Is it not “callous” to organise a literature festival in a tumultuous city where barely a day passes by without drive-by killings and unpredictable outbreaks of violence have become its only predictable aspect? The answer – on the contrary: “that is exactly what Karachi needs”.
“It’s like a balm. A healing touch,” responded Ameena Saiyid, the managing director of Oxford University Press in Pakistan, when Asif Farrukhi, the moderator of the discussion titled “Organising Literature Festivals” asked her that very question.
She said the festival would not only project the city in a positive light but also provide the means for people to express themselves, a place where they can talk to each other.
“I think it [the event] will help improve the situation and make Karachi calmer.”
Adrienne Loftus Parkins and Jon Slack, the other speakers on the panel, concurred.

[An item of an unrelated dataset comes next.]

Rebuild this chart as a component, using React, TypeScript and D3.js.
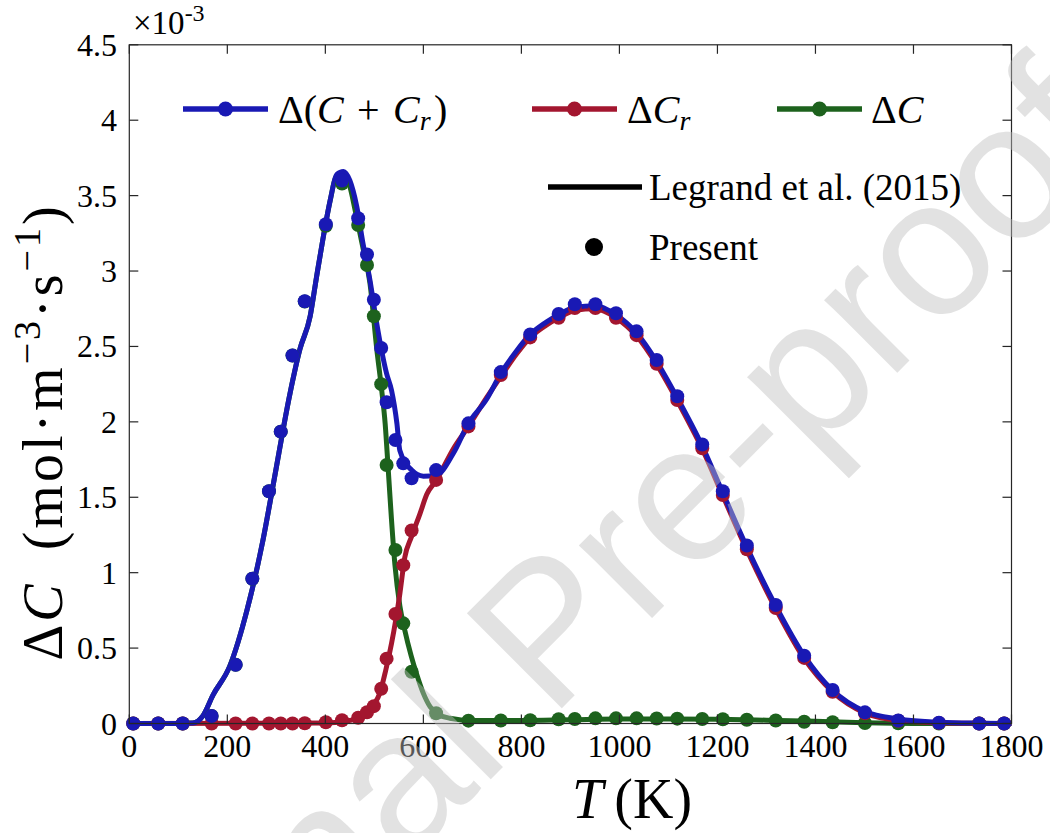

“Literature festivals are entertaining and fun. And it’s not just the literary topics that are discussed, but other issues as well,” said Parkins, who is vastly experienced in organising such events.
A literature curator, consultant and producer of live events from the UK, Parkins is the founder and director of the Asia House Festival of Asian Literature.
Parkins went on to give details about the thriving culture of such festivals in the UK, and how they help develop the society’s understanding of literary trends.
Jon Slack, the development manager for the Book Marketing Society, thinks it is all about meeting the writers in the flesh. “Readers develop an attachment with the books and wish to meet the writers,” said Slack, an Australian living in the UK who too is associated with the business of organising literature festivals.
The fascination of meeting your idols, Slack believes, is the factor that makes literary festivals special and successful.
Speaking on the events that led to the conception of the Karachi Literature Festival, Saiyid recalled how her visit to the Jaipur Literature Festival in India, “the mother of literature festivals in South Asia” that she believes it is, inspired her to produce the same magic back home.
There, she witnessed the accolades being showered on Indian writers, the respect that was being bestowed on them, and the opportunity that their readers were availing to actually meet them.
“We wanted to give our writers a platform too. Give their readers a chance to interact with them. Forge a connection between the writers and their readers.”
Saiyid observed that television could not fill the gap that a literature festival did. Talk shows and writers’ interviews on television did not allow the intimacy to develop between a writer and reader that could become possible only through meeting in person, she added.
Besides, Saiyid further said, the festival would pave the way for Pakistani writers’ international recognition.
Parkins and Slack spoke about the South Asian influence on literature in the UK. However, they noted that the South Asian writers, whose works were showcased at festivals in the UK, were mostly that country’s residents. Introducing South Asian writers to the market there was a task they both wished to accomplish.
When asked about the difference between the literature festival in Karachi and those in the UK, Parkins laughed and replied that apart from a few thousand visitors and pounds in sponsorship, they were subtle. She noted that hundreds of literature festivals were organised in the UK every year.
On that note, Saiyid pointed out the challenges that the organisers of the Karachi Literature Festival had to face in staging the event, the biggest of them being visas for foreign participants. Then there are the writers’ busy schedules.
In comparison, these headaches are for the publishers to take care of in the UK, Parkins explained.
Asif Farrukhi later wrapped up the discussion with a few words of Ghalib about the pureness and sweetness of mangoes – an allusion towards the refreshing nature of the festival.